Some critics have argued that Tootsie subtly changed attitudes towards the gay community, although it was not ostensibly about gay issues. However, the ramifications of Michael Dorsey’s impersonation of a woman in the story suggests gay issues. For instance, in one scene Bill Murray asks Hoffman “It is just for the money isn’t it It’s not so you can try on these little outfits” Michael’s relationship with his girlfriend Sandy becomes more and more complicated as he continues to hide his new job from her, and as Jessica Lange’s widowed father (Charles Durning) falls in love with him, as Dorothy Michaels.
Garr, flustered after Hoffman gives her a box of candy actually from Lange’s father, with a card thanking him for a “lovely night by the fire,” finally asks Hoffman “Are you gay” He answers “In what sense” In another scene the possibility of a “lesbian” relationship between Dorothy Michaels and the Jessica Lange character is raised. Lange resists when “Dorothy” almost kisses her and later tells Dorothy, “I love you, Dorothy, but I can’t love you.” Some critics have doubted how progressive the film really is, though. Vito Russo, for instance, in The Celluloid Closet: Homosexuality in the Movies writes that “… Tootsie can successfully pretend to have something to say about sex roles.” By way of inference, though, Tootsie may have expanded tolerance of gays in the homophobic early 1980s through its gender switching.

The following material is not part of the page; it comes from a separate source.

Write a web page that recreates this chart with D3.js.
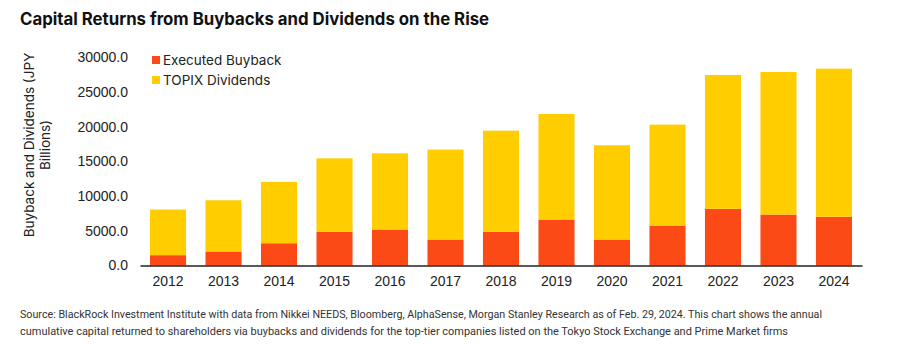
<!DOCTYPE html>
<html>
<head>
<meta charset="utf-8">
<script src="https://cdn.jsdelivr.net/npm/d3@7.9.0/dist/d3.min.js"></script>
<style>
  body { margin: 0; background: #fff; }
  svg { display: block; font-family: Inter, Roboto, "Noto Sans", sans-serif; }
</style>
</head>
<body>
<svg id="chart" width="900" height="344"></svg>
<script>
const years = ['2012', '2013', '2014', '2015', '2016', '2017', '2018', '2019', '2020', '2021', '2022', '2023', '2024'];
// JPY billions
const buyback = [1490, 2020, 3210, 4860, 5190, 3750, 4860, 6630, 3750, 5760, 8170, 7350, 7020];
const totals = [8070, 9410, 12060, 15460, 16180, 16720, 19450, 21860, 17340, 20320, 27480, 27910, 28390];
const dividends = totals.map((t, i) => t - buyback[i]);
const yTicks = [0, 5000, 10000, 15000, 20000, 25000, 30000];

const seriesNames = ['Executed Buyback', 'TOPIX Dividends'];
const colors = ['#fc4a16', '#ffcd00'];

const svg = d3.select('#chart');

// title
svg.append('text')
  .attr('x', 20)
  .attr('y', 25)
  .attr('font-size', 16.8)
  .attr('font-weight', 700)
  .attr('fill', '#111')
  .text('Capital Returns from Buybacks and Dividends on the Rise');

const x = d3.scaleBand()
  .domain(years)
  .range([140, 862])
  .paddingInner(0.35)
  .paddingOuter(0.18);

const y = d3.scaleLinear().domain([0, 30000]).range([265.5, 57.5]);

// stacked bars
const rows = years.map((yr, i) => ({ year: yr, buyback: buyback[i], dividends: dividends[i] }));
const stack = d3.stack().keys(['buyback', 'dividends'])(rows);

svg.append('g')
  .selectAll('g')
  .data(stack)
  .join('g')
  .attr('fill', (d, i) => colors[i])
  .selectAll('rect')
  .data((d) => d)
  .join('rect')
  .attr('x', (d) => x(d.data.year))
  .attr('y', (d) => y(d[1]))
  .attr('width', x.bandwidth())
  .attr('height', (d) => y(d[0]) - y(d[1]));

// y axis (labels only)
const yAxis = svg.append('g')
  .attr('transform', 'translate(128,0)')
  .call(d3.axisLeft(y).tickValues(yTicks).tickSize(0).tickPadding(0).tickFormat(d3.format('.1f')));
yAxis.select('.domain').remove();
yAxis.selectAll('text')
  .attr('font-size', 14)
  .attr('font-family', null)
  .attr('fill', '#222');

// x axis
const xAxis = svg.append('g')
  .attr('transform', `translate(0,${y(0)})`)
  .call(d3.axisBottom(x).tickSize(0).tickPadding(11));
xAxis.select('.domain')
  .attr('stroke', '#222')
  .attr('stroke-width', 1.5);
xAxis.selectAll('text')
  .attr('font-size', 14)
  .attr('font-family', null)
  .attr('fill', '#222');

// y axis title
const yTitle = svg.append('text')
  .attr('transform', 'translate(34,145) rotate(-90)')
  .attr('text-anchor', 'middle')
  .attr('font-size', 13.5)
  .attr('fill', '#222');
yTitle.append('tspan').attr('x', 0).attr('dy', 0).text('Buyback and Dividends (JPY');
yTitle.append('tspan').attr('x', 0).attr('dy', 16).text('Billions)');

// legend
const legend = svg.append('g')
  .selectAll('g')
  .data(seriesNames)
  .join('g')
  .attr('transform', (d, i) => `translate(152,${60 + i * 20})`);
legend.append('rect')
  .attr('x', 0)
  .attr('y', -4)
  .attr('width', 8)
  .attr('height', 8)
  .attr('fill', (d, i) => colors[i]);
legend.append('text')
  .attr('x', 11)
  .attr('dy', '0.35em')
  .attr('font-size', 13.5)
  .attr('fill', '#222')
  .text((d) => d);

// footnote, condensed to its column width
const notes = [
  'Source: BlackRock Investment Institute with data from Nikkei NEEDS, Bloomberg, AlphaSense, Morgan Stanley Research as of Feb. 29, 2024. This chart shows the annual',
  'cumulative capital returned to shareholders via buybacks and dividends for the top-tier companies listed on the Tokyo Stock Exchange and Prime Market firms'
];
const noteWidths = [802, 768];
svg.append('g')
  .selectAll('text')
  .data(notes)
  .join('text')
  .attr('x', 20)
  .attr('y', (d, i) => 318 + i * 17)
  .attr('font-family', 'Roboto, sans-serif')
  .attr('font-size', 11.5)
  .attr('fill', '#333')
  .attr('textLength', (d, i) => noteWidths[i])
  .attr('lengthAdjust', 'spacingAndGlyphs')
  .text((d) => d);
</script>
</body>
</html>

“Tootsie” was part of a cycle of films that focused on gender switching, and encouraged this cycle to continue with its great financial success. This cycle included La Cage Aux Folles I and II, Victor/Victoria, The World According to Garp, Yentl, Switch, and All of Me. Tootsie was also part of the “sisterhood” cycle which began in 1977 with Julia and The Turning Point, and was the inspiration for more of these films to be made: Outrageous Fortune, Casual Sex, Beaches, Fried Green Tomatoes and so on.
The film also provides commentary about television, on the corrupt behind-the-scenes world of daytime television. Tootsie thus set off another cycle of films which included Broadcast News, Switching Channels, He Said, She Said, the soap opera movie with Sally Fields, the soap opera movie with John Candy, and so on.
As in “The Graduate,” 15 years earlier, Hoffman was very important to Tootsie’s success. The actor claims to have thought up the idea himself while one day walking through Manhattan with friend Murray Schisgal (who later became one of the screenplay-writers of Tootsie). Hoffman said to Schisgal: I’ve always wondered how many experiences we miss out on, being men. Is it a radically different experience going through life, depending on what sex you are Let’s see if I could play a man forced to impersonate a woman, then experiencing life from the other point of view.
Hoffman wound up investing four years of his life into this idea. However, the time spent was well worth it, for Hoffman made 21 millions dollars off of the film just for himself. Acclaim for Hoffman’s trying double role was unanimous, one critic typically stating that “Dorothy, as Hoffman portrays her, is one of the more interesting characters on screen in a good while.”